'''

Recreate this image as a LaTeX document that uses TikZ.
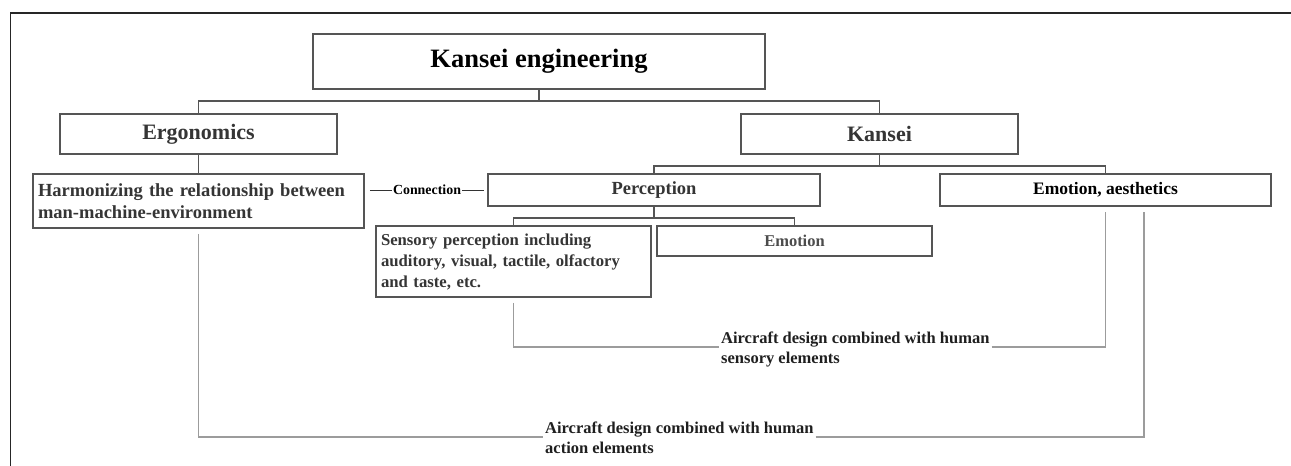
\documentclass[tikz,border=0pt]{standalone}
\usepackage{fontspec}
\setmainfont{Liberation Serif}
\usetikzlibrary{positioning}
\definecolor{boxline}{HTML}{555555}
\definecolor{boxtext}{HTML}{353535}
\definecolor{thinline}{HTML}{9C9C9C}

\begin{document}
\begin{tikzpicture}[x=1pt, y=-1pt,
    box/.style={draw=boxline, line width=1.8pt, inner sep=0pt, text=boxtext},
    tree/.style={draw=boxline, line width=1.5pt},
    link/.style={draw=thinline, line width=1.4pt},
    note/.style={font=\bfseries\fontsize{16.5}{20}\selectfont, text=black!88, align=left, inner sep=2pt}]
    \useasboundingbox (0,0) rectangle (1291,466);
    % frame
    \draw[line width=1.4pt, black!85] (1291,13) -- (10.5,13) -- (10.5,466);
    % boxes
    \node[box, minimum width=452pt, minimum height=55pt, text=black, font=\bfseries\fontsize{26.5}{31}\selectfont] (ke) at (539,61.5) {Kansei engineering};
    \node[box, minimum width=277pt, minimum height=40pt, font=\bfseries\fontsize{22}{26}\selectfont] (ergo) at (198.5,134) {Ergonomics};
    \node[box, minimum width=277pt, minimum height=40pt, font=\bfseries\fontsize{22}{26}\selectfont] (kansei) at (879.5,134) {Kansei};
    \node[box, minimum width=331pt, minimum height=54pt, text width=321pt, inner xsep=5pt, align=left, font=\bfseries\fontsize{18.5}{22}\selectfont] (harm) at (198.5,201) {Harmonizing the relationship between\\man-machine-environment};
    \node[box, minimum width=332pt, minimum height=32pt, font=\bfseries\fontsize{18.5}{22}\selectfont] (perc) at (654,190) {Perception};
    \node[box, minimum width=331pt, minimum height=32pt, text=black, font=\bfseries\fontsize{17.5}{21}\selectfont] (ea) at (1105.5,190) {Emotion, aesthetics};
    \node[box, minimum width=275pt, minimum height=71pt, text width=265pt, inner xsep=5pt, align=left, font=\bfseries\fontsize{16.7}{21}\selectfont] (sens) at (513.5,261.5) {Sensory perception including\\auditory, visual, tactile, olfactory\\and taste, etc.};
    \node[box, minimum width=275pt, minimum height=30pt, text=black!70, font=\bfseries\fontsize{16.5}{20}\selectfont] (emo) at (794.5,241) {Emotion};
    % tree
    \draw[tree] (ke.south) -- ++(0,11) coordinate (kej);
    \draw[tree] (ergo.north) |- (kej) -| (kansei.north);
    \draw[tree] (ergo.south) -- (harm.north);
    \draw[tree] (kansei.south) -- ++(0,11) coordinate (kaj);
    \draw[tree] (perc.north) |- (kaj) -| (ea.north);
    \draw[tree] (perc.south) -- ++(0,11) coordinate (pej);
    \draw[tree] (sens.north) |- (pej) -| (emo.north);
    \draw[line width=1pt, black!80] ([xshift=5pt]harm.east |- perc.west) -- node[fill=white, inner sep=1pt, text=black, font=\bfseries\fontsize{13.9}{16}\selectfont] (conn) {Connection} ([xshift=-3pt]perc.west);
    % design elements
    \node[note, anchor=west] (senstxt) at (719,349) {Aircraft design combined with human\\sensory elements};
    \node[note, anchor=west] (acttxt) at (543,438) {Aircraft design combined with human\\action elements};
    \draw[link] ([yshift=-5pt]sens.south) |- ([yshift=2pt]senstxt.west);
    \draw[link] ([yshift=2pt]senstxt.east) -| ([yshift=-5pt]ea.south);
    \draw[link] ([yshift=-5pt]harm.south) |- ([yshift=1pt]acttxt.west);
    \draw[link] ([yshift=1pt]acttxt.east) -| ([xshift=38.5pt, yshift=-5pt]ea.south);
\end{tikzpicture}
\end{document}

'''

Omit the pictures, and quote the material above exactly as given.

Recreate this image as a LaTeX document that uses TikZ.
\documentclass[tikz,border=0pt]{standalone}
\usepackage{fontspec}
\setmainfont{Liberation Serif}
\usetikzlibrary{positioning}
\definecolor{boxline}{HTML}{555555}
\definecolor{boxtext}{HTML}{353535}
\definecolor{thinline}{HTML}{9C9C9C}

\begin{document}
\begin{tikzpicture}[x=1pt, y=-1pt,
    box/.style={draw=boxline, line width=1.8pt, inner sep=0pt, text=boxtext},
    tree/.style={draw=boxline, line width=1.5pt},
    link/.style={draw=thinline, line width=1.4pt},
    note/.style={font=\bfseries\fontsize{16.5}{20}\selectfont, text=black!88, align=left, inner sep=2pt}]
    \useasboundingbox (0,0) rectangle (1291,466);
    % frame
    \draw[line width=1.4pt, black!85] (1291,13) -- (10.5,13) -- (10.5,466);
    % boxes
    \node[box, minimum width=452pt, minimum height=55pt, text=black, font=\bfseries\fontsize{26.5}{31}\selectfont] (ke) at (539,61.5) {Kansei engineering};
    \node[box, minimum width=277pt, minimum height=40pt, font=\bfseries\fontsize{22}{26}\selectfont] (ergo) at (198.5,134) {Ergonomics};
    \node[box, minimum width=277pt, minimum height=40pt, font=\bfseries\fontsize{22}{26}\selectfont] (kansei) at (879.5,134) {Kansei};
    \node[box, minimum width=331pt, minimum height=54pt, text width=321pt, inner xsep=5pt, align=left, font=\bfseries\fontsize{18.5}{22}\selectfont] (harm) at (198.5,201) {Harmonizing the relationship between\\man-machine-environment};
    \node[box, minimum width=332pt, minimum height=32pt, font=\bfseries\fontsize{18.5}{22}\selectfont] (perc) at (654,190) {Perception};
    \node[box, minimum width=331pt, minimum height=32pt, text=black, font=\bfseries\fontsize{17.5}{21}\selectfont] (ea) at (1105.5,190) {Emotion, aesthetics};
    \node[box, minimum width=275pt, minimum height=71pt, text width=265pt, inner xsep=5pt, align=left, font=\bfseries\fontsize{16.7}{21}\selectfont] (sens) at (513.5,261.5) {Sensory perception including\\auditory, visual, tactile, olfactory\\and taste, etc.};
    \node[box, minimum width=275pt, minimum height=30pt, text=black!70, font=\bfseries\fontsize{16.5}{20}\selectfont] (emo) at (794.5,241) {Emotion};
    % tree
    \draw[tree] (ke.south) -- ++(0,11) coordinate (kej);
    \draw[tree] (ergo.north) |- (kej) -| (kansei.north);
    \draw[tree] (ergo.south) -- (harm.north);
    \draw[tree] (kansei.south) -- ++(0,11) coordinate (kaj);
    \draw[tree] (perc.north) |- (kaj) -| (ea.north);
    \draw[tree] (perc.south) -- ++(0,11) coordinate (pej);
    \draw[tree] (sens.north) |- (pej) -| (emo.north);
    \draw[line width=1pt, black!80] ([xshift=5pt]harm.east |- perc.west) -- node[fill=white, inner sep=1pt, text=black, font=\bfseries\fontsize{13.9}{16}\selectfont] (conn) {Connection} ([xshift=-3pt]perc.west);
    % design elements
    \node[note, anchor=west] (senstxt) at (719,349) {Aircraft design combined with human\\sensory elements};
    \node[note, anchor=west] (acttxt) at (543,438) {Aircraft design combined with human\\action elements};
    \draw[link] ([yshift=-5pt]sens.south) |- ([yshift=2pt]senstxt.west);
    \draw[link] ([yshift=2pt]senstxt.east) -| ([yshift=-5pt]ea.south);
    \draw[link] ([yshift=-5pt]harm.south) |- ([yshift=1pt]acttxt.west);
    \draw[link] ([yshift=1pt]acttxt.east) -| ([xshift=38.5pt, yshift=-5pt]ea.south);
\end{tikzpicture}
\end{document}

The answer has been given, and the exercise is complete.